Basic Web Design: Overall File Size ("Weight") Restrictions

Try to keep the text and graphics for a single web page to about 75K-85K per page, especially on the home (first) page for your website; this is the TOTAL weight for the page (all the graphics and text combined), not just the weight of a single graphic or text file.

The World Wide Web is often called the World Wide WAIT, and with good reason. Many designers, eager to display their craft, make web pages with scads of beautiful graphics that take an eternity to download for the average user; even worse, advertisers create absurdly heavy ads which take two or three times as long to download as the page itself, delaying things yet further. Most people are not willing to wait, and move on to another website with smaller graphics and better response times. Keeping your pages small and easily downloadable is essential to designing successfully for the Web.

That's not to say that you can't create SOME pages with heavy graphical or multimedia content; of course you can, and probably will. Overall, however, you must be sparing in your use of heavy graphics or multimedia, and never add them to your main navigable areas if you want users to have ready access to your website as a whole.

Deliver only one large media element at a time, and make certain that the hyper-link which connects to that large media element gives users an accurate idea of the file size in question, and (perhaps) how much time the large media element will take to download over a standard modem line. Managing expectations is one half of any decent web design. Users will usually wait for large files without complaint if they are given the opportunity to make that decision for themselves rather than having it forced upon them. If the file is excessively large (400K or more), make certain that the download is worth the user's time. Remember this simple rule: the larger the file, the more impact and content it must deliver. As a favor to a student, I once previewed a website project from home; the first page required that I wait 25 minutes for a very large Shockwave file to download. When it finally arrived, four pictures flashed across the screen so fast that I couldn't see them, a loud noise assaulted my ears, and that was the end; the entire movie lasted 5 seconds. I was infuriated; I felt horribly cheated, of my time, of my attention, of everything. Ordinary users would have left long before. Learn from this mistake! Don't attach large files to main pages, give users the chance to decide for themselves whether they will download large files or not, and, if they do, make certain that the file is worth the wait. If you manage user expectations properly, you've already won half the battle of web design!
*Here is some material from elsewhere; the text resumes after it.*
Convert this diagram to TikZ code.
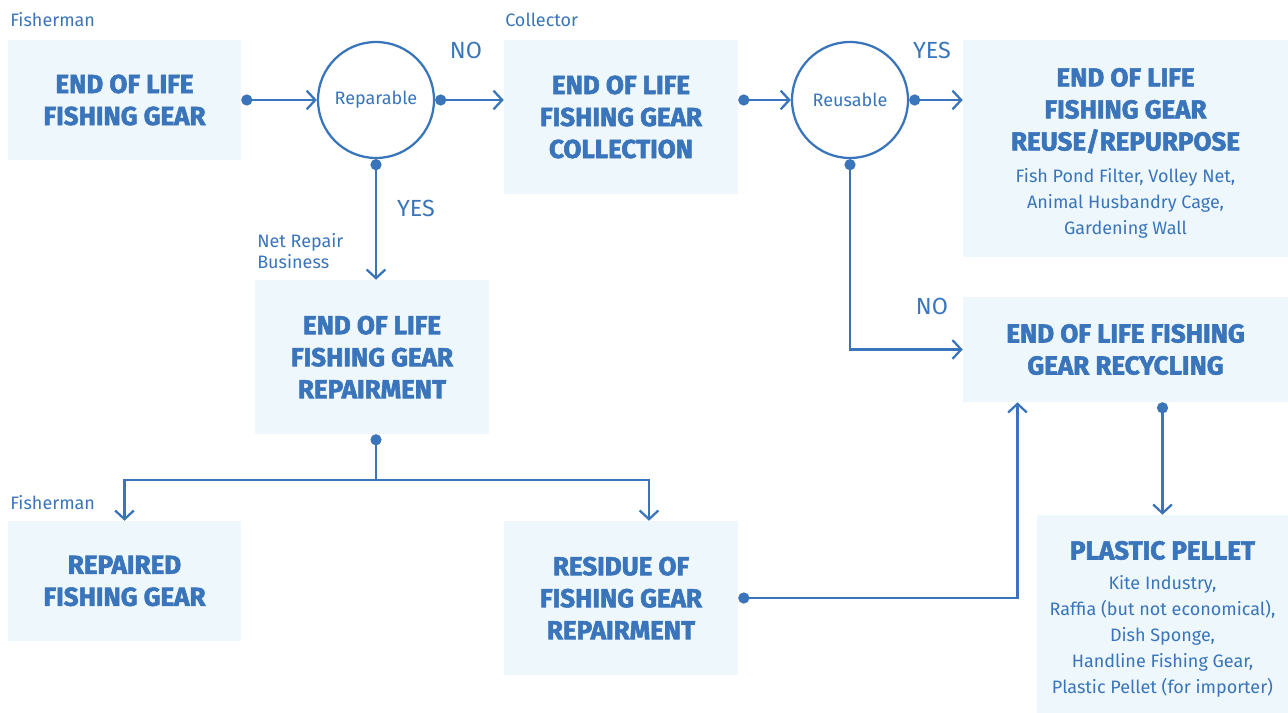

Users on modem connections can usually receive sustained thruput of about 2-3K per second, 4K per second at the most; the top speed permitted by telephone regulations is 5.3K per second, which is rarely, if ever, achieved. Cable modems, ISDN connections, and DSL service all give home users faster internet access speeds, but these services have not penetrated into most households yet. The rule of thumb is to calculate download times at 2K per second.

The user's slow internet access is not the only reason we need to design lightweight web pages. The backbone of T1 and T3 connections hooking most servers to the Web becomes easily overloaded during peak hours of internet use, especially as more and more users come online, while prices for T1 and T3 lines remain quite high. If you remember that one T1 line can only handle about 30 simultaneous low-fidelity audio streams, you will see how quickly these lines can become clogged or backed-up. Lightweight web pages are increasingly important as the Internet becomes more jammed with traffic. General "broadband" (high-fidelity, high-traffic) transmission over the Internet is still in the future, not the present, and will remain so until prices drop for the T1 and T3 pipelines (or their higher-tech replacements).